(WHAT TO DO) Starting at the top of the listing, extract every line up to and including the one with "import plotly.graph_objects as go". Pictures stay out of the copy.

--- START ---

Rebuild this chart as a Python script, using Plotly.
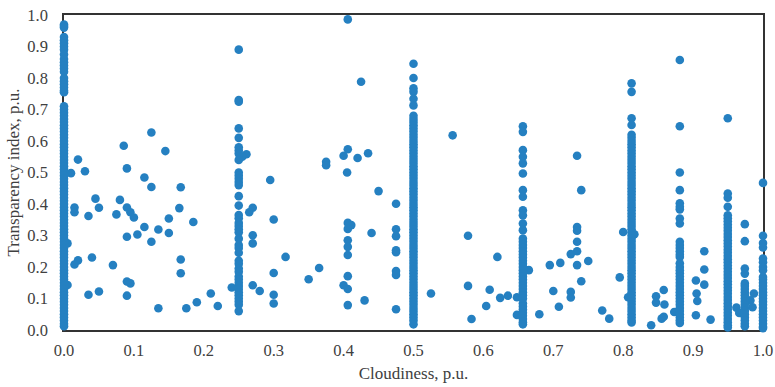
import plotly.graph_objects as go

# Columns of readings that share one cloudiness value
col_000 = [0.97,0.965,0.96,0.93,0.92,0.91,0.90,0.89,0.875,0.86,0.85,0.84,0.83,0.82,0.80,0.79,0.78,0.77,0.76,0.755,
           0.71,0.70,0.69,0.68,0.67,0.66,0.65,0.64,0.63,0.62,0.61,0.60,0.59,0.58,0.57,0.56,0.55,0.54,0.53,0.52,0.51,0.50,
           0.49,0.48,0.47,0.46,0.45,0.44,0.43,0.42,0.41,0.40,0.39,0.38,0.37,0.36,0.35,0.34,0.33,0.32,0.31,0.30,0.29,0.28,
           0.27,0.26,0.25,0.24,0.23,0.22,0.21,0.20,0.19,0.18,0.17,0.16,0.15,0.14,0.13,0.12,0.11,0.10,0.09,0.08,0.07,0.06,
           0.05,0.04,0.03,0.02,0.012]
col_025 = [0.89,0.73,0.725,0.64,0.61,0.58,0.57,0.56,0.54,0.50,0.49,0.48,0.47,0.46,0.425,0.395,0.365,0.355,0.34,0.33,
           0.32,0.31,0.29,0.27,0.26,0.245,0.22,0.21,0.195,0.185,0.17,0.16,0.15,0.14,0.13,0.12,0.11,0.10,0.09,0.08,0.06]
col_050 = [0.845,0.80,0.767,0.756,0.734,0.713,0.68,0.67,0.66,0.65,0.64,0.63,0.62,0.61,0.60,0.59,0.58,0.57,0.56,0.55,
           0.54,0.53,0.52,0.51,0.50,0.49,0.48,0.47,0.46,0.45,0.44,0.43,0.42,0.41,0.40,0.39,0.38,0.37,0.36,0.35,0.34,0.33,
           0.32,0.31,0.30,0.29,0.28,0.27,0.26,0.25,0.24,0.23,0.22,0.21,0.20,0.19,0.18,0.17,0.16,0.15,0.14,0.13,0.12,0.11,
           0.10,0.09,0.08,0.07,0.06,0.05,0.04,0.03,0.018]
col_066 = [0.647,0.629,0.571,0.55,0.529,0.497,0.444,0.423,0.38,0.364,0.338,0.317,0.29,0.28,0.27,0.26,0.25,0.24,0.23,
           0.22,0.21,0.20,0.19,0.18,0.17,0.16,0.15,0.14,0.13,0.12,0.11,0.10,0.085,0.075,0.065,0.055,0.045,0.035,0.025,0.018]
col_081 = [0.783,0.756,0.672,0.651,0.62,0.61,0.60,0.59,0.58,0.57,0.56,0.55,0.54,0.53,0.52,0.51,0.50,0.49,0.48,0.47,
           0.46,0.45,0.44,0.43,0.42,0.41,0.40,0.39,0.38,0.37,0.36,0.35,0.34,0.33,0.32,0.31,0.30,0.29,0.28,0.27,0.26,0.25,
           0.24,0.23,0.22,0.21,0.20,0.19,0.18,0.17,0.16,0.15,0.14,0.13,0.12,0.11,0.10,0.09,0.08,0.07,0.06,0.05,0.04,0.03,0.024]
col_088 = [0.857,0.647,0.50,0.444,0.402,0.391,0.383,0.354,0.338,0.28,0.27,0.26,0.25,0.24,0.232,0.212,0.20,0.19,0.18,
           0.17,0.16,0.15,0.14,0.13,0.12,0.11,0.10,0.09,0.08,0.07,0.06,0.05,0.04,0.03,0.022]
col_095 = [0.672,0.433,0.42,0.391,0.364,0.355,0.345,0.335,0.325,0.315,0.305,0.295,0.285,0.275,0.265,0.255,0.245,0.235,
           0.225,0.215,0.205,0.195,0.185,0.175,0.165,0.155,0.145,0.135,0.125,0.115,0.105,0.095,0.085,0.075,0.065,0.055,
           0.045,0.035,0.025,0.015,0.008]
col_097 = [0.336,0.282,0.195,0.179,0.148,0.14,0.13,0.12,0.11,0.10,0.09,0.08,0.07,0.06,0.05,0.04,0.03,0.02,0.012]
col_100 = [0.467,0.299,0.276,0.262,0.227,0.215,0.20,0.19,0.168,0.16,0.15,0.14,0.13,0.12,0.11,0.10,0.09,0.08,0.07,0.06,
           0.05,0.04,0.03,0.02,0.01,0.006]
col_x = [0.0,0.25,0.5,0.6565,0.812,0.881,0.9496,0.974,1.0]
col_y = [col_000,col_025,col_050,col_066,col_081,col_088,col_095,col_097,col_100]

# Scattered readings
loose_x = [0.020,0.010,0.030,0.0855,0.090,0.125,0.145,0.115,0.125,0.167,0.261,0.255,
           0.015,0.015,0.035,0.045,0.050,0.075,0.080,0.090,0.095,0.100,0.115,0.135,0.150,0.165,0.185,0.150,0.105,0.090,
           0.125,0.005,0.020,0.015,0.040,0.070,0.167,0.167,0.090,0.095,0.005,0.035,0.050,0.090,0.135,0.175,0.190,0.210,
           0.220,0.240,0.270,0.265,0.270,0.270,0.270,0.280,
           0.300,0.317,0.300,0.300,0.300,0.295,0.365,0.350,0.406,0.411,0.406,0.406,0.406,0.406,0.406,0.400,0.406,0.406,
           0.430,0.440,0.450,0.475,0.475,0.475,0.475,0.475,0.475,0.475,0.475,0.406,0.425,0.375,0.375,0.406,0.400,0.420,
           0.435,0.405,0.556,
           0.525,0.578,0.578,0.620,0.609,0.635,0.624,0.604,0.583,0.648,0.648,
           0.665,0.680,0.695,0.710,0.700,0.708,0.725,0.734,0.734,0.734,0.734,0.734,0.740,0.725,0.725,0.750,0.740,0.734,
           0.770,0.780,0.795,0.800,0.816,0.807,0.840,0.847,0.847,0.858,0.859,0.858,0.855,0.873,
           0.904,0.916,0.916,0.916,0.905,0.906,0.904,0.925,0.962,0.966,0.982,0.985,0.987]
loose_y = [0.541,0.498,0.504,0.585,0.513,0.627,0.568,0.484,0.454,0.453,0.558,0.55,
           0.389,0.374,0.362,0.417,0.388,0.367,0.413,0.389,0.374,0.357,0.327,0.319,0.354,0.387,0.343,0.308,0.303,0.296,
           0.280,0.275,0.221,0.208,0.230,0.206,0.224,0.180,0.154,0.148,0.143,0.112,0.122,0.109,0.069,0.069,0.088,0.116,
           0.076,0.135,0.388,0.374,0.301,0.275,0.142,0.124,
           0.351,0.232,0.181,0.112,0.084,0.476,0.197,0.161,0.340,0.333,0.321,0.285,0.264,0.238,0.171,0.142,0.130,0.079,
           0.094,0.308,0.441,0.401,0.320,0.298,0.253,0.247,0.187,0.175,0.066,0.986,0.788,0.534,0.523,0.574,0.553,0.546,
           0.561,0.500,0.618,
           0.116,0.299,0.140,0.232,0.128,0.109,0.102,0.076,0.035,0.104,0.048,
           0.190,0.050,0.206,0.213,0.124,0.074,0.241,0.250,0.280,0.327,0.315,0.206,0.155,0.121,0.103,0.219,0.444,0.553,
           0.062,0.036,0.167,0.311,0.304,0.104,0.015,0.107,0.087,0.127,0.081,0.042,0.036,0.057,
           0.157,0.250,0.192,0.144,0.116,0.092,0.047,0.033,0.071,0.054,0.094,0.072,0.116]

tick_vals = [0.0,0.1,0.2,0.3,0.4,0.5,0.6,0.7,0.8,0.9,1.0]
tick_text = ["0.0","0.1","0.2","0.3","0.4","0.5","0.6","0.7","0.8","0.9","1.0"]

xs = list(loose_x)
ys = list(loose_y)
for cx, cy in zip(col_x, col_y):
    xs += [cx] * len(cy)
    ys += cy

FONT = "Liberation Serif"
fig = go.Figure(go.Scatter(
    x=xs, y=ys, mode="markers",
    marker=dict(color="#2580C1", size=8.6, line=dict(width=0)),
    cliponaxis=False, showlegend=False,
))
axis_common = dict(
    range=[0, 1], tickmode="array", tickvals=tick_vals, ticktext=tick_text,
    showgrid=False, ticks="outside", tickcolor="rgba(0,0,0,0)",
    tickfont=dict(family=FONT, size=16.5, color="#404040"), layer="below traces",
    showline=True, linecolor="#333333", mirror=True, linewidth=1.5,
)
fig.update_xaxes(**axis_common, ticklen=4, zeroline=False,
                 title=dict(text="Cloudiness, p.u.", standoff=9, font=dict(family=FONT, size=17, color="#404040")))
fig.update_yaxes(**axis_common, ticklen=11, zeroline=True, zerolinecolor="#1a1a1a", zerolinewidth=2.5,
                 title=dict(text="Transparency index, p.u.", standoff=3, font=dict(family=FONT, size=17, color="#404040")))
fig.update_layout(
    width=775, height=387, margin=dict(l=63.5, r=12, t=15, b=57.3, autoexpand=False),
    paper_bgcolor="white", plot_bgcolor="white",
)
fig.write_html("out.html", config={"displayModeBar": False},
               post_script="document.body.style.margin='0';document.documentElement.style.overflow='hidden';")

--- END ---

(PROBLEM SOLUTION)
Rebuild this chart as a Python script, using Plotly.
import plotly.graph_objects as go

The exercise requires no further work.